The secondary sources used for this research are listed on the works cited page. The main idea of these sources is to consider the character of the director, to understand the methods he used while shooting films, to check his identity and to get closer to the understanding of his plan. Being a psychological manipulator, Ford always managed to make HIS movie, to make actors play as he wanted to create an ideal film. For example, a book The Quiet Man… and beyond: reflections on a classic film, John Ford and Ireland by Rod Stoneman dwells upon complex relations between the film, the novel, the Ireland and other films directed by Ford. It is also important to consider the place of this movie in the Irish cinematography. The analysis of the secondary sources is helpful in collecting different thought and their referencing to the personal perception from the films and novels.

Works Cited

Eyman, Scott and Paul Duncan. John Ford: the searcher, 1894-1973. Taschen, 2004. Print.

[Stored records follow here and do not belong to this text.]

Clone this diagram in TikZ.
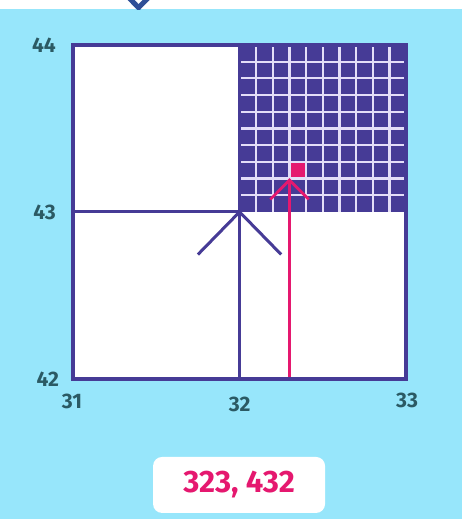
\documentclass[tikz,border=0pt]{standalone}
\usepackage{fontspec}
\setmainfont{Fira Sans}
\usetikzlibrary{positioning}

\definecolor{skyblue}{HTML}{97E6FB}
\definecolor{navy}{HTML}{463B96}
\definecolor{gridline}{HTML}{E4DEF8}
\definecolor{hotpink}{HTML}{E5186F}
\definecolor{labelteal}{HTML}{2B5A64}
\definecolor{topblue}{HTML}{2F4F97}

\begin{document}
\begin{tikzpicture}[x=166.5pt, y=167pt,
    axislabel/.style={text=labelteal, font=\fontsize{21}{21}\selectfont\bfseries, inner sep=0pt},
    navyline/.style={draw=navy, line width=3pt},
    pinkline/.style={draw=hotpink, line width=2.8pt}]
    % canvas
    \useasboundingbox (30.5616,41.1617) rectangle (33.3363,44.2695);
    \fill[skyblue] (30.5616,41.1617) rectangle (33.3363,44.2695);
    \fill[white] (30.5616,44.2156) rectangle (33.3363,44.2695);
    \begin{scope}
        \clip (30.5616,44.21) rectangle (33.3363,44.2695);
        \draw[topblue, line width=5pt, line join=miter] (31.318,44.30) -- (31.3934,44.2230) -- (31.4685,44.30);
    \end{scope}

    % named corners
    \coordinate (SW) at (31,42);
    \coordinate (NE) at (33,44);
    \coordinate (C) at (32,43);
    \coordinate (W) at (31,43);
    \coordinate (S) at (32,42);
    \coordinate (N) at (32,44);

    % white field and the square of hundredths
    \fill[white] (SW) rectangle (NE);
    \fill[navy] (C) rectangle (NE);
    \foreach \i in {1,...,9} {
        \draw[gridline, line width=2.2pt] (32+\i/10,43) -- (32+\i/10,44);
        \draw[gridline, line width=2.2pt] (32,43+\i/10) -- (33,43+\i/10);
    }
    \fill[hotpink] (32.307,43.207) rectangle (32.393,43.293);

    % lines of the first step
    \draw[navyline] (W) -- (C);
    \draw[navyline] (C) -- (N);
    \draw[navyline] (S) -- (C);
    \coordinate (navyL) at (31.75,42.745);
    \coordinate (navyR) at (32.25,42.745);
    \draw[navyline] (navyL) -- (C) -- (navyR);

    % lines of the second step
    \coordinate (pinkfoot) at (32.3,42);
    \coordinate (pinktip) at (32.3,43.19);
    \coordinate (pinkL) at (32.185,43.075);
    \coordinate (pinkR) at (32.415,43.075);
    \draw[pinkline] (pinkfoot) -- (pinktip);
    \draw[pinkline] (pinkL) -- (pinktip) -- (pinkR);

    % frame
    \draw[navy, line width=3.2pt] (SW) rectangle (NE);

    % axis labels
    \node[axislabel, anchor=east, xshift=-17pt] (y44) at (31,44) {44};
    \node[axislabel, anchor=east, xshift=-17pt] (y43) at (31,43) {43};
    \node[axislabel, anchor=east, xshift=-14pt] (y42) at (31,42) {42};
    \node[axislabel, anchor=north, yshift=-15pt, xshift=-1pt] (x31) at (31,42) {31};
    \node[axislabel, anchor=north, yshift=-18pt] (x32) at (32,42) {32};
    \node[axislabel, anchor=north, yshift=-14pt, xshift=1pt] (x33) at (33,42) {33};

    % result
    \node[fill=white, rounded corners=9pt, minimum width=172pt, minimum height=56pt,
          text=hotpink, font=\fontsize{31}{31}\selectfont\bfseries] (result) at (31.997,41.365) {323, 432};
\end{tikzpicture}
\end{document}
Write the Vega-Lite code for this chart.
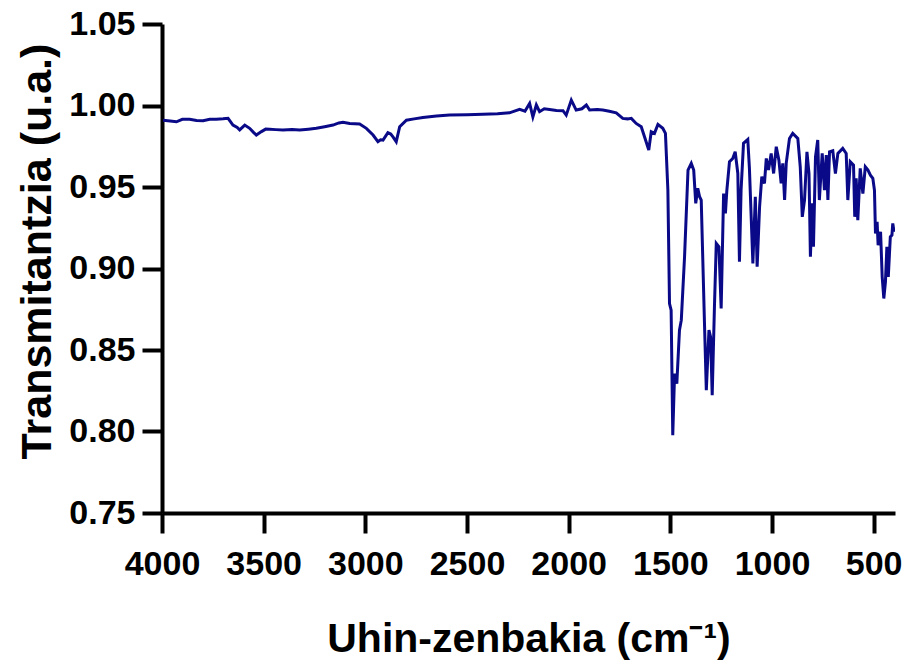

Ford, Dan. Pappy: the life of John Ford. Cambridge: Da Capo Press, 1998. Print.

Ford, John, Peary, Gerald and Jenny Lefcourt. John Ford: interviews. Jackson, MS: Univ. Press of Mississippi, 2001. Print.

Gallagher, Tag. John Ford: the man and his films. California: University of California Press, 1988. Print.

Levy, Bill. John Ford: a bio-bibliography. New York: Greenwood Publishing Group, 1998. Print.

O’Leary, Philip. Gaelic Prose in the Irish Free State 1922-1939. Penn State Press, 2010. Print.

Richards, Jeffrey. Films and British national identity: from Dickens to Dad’s army. Manchester: Manchester University Press, 1997. Print.

Stoehr, Kevin L. and Michael C. Connolly. John Ford in focus: essays on the filmmaker’s life and work. Jefferson, NC: McFarland, 2008. Print.

Stoneman, Rod. The Quiet Man… and beyond: reflections on a classic film, John Ford and Ireland. Dublin: The Liffey Press, 2009. Print.

The Informer. Dir. John Ford. Perf. Victor McLaglen, Heather Angel, and Preston Foster. RKO Radio Pictures, 1935. Film.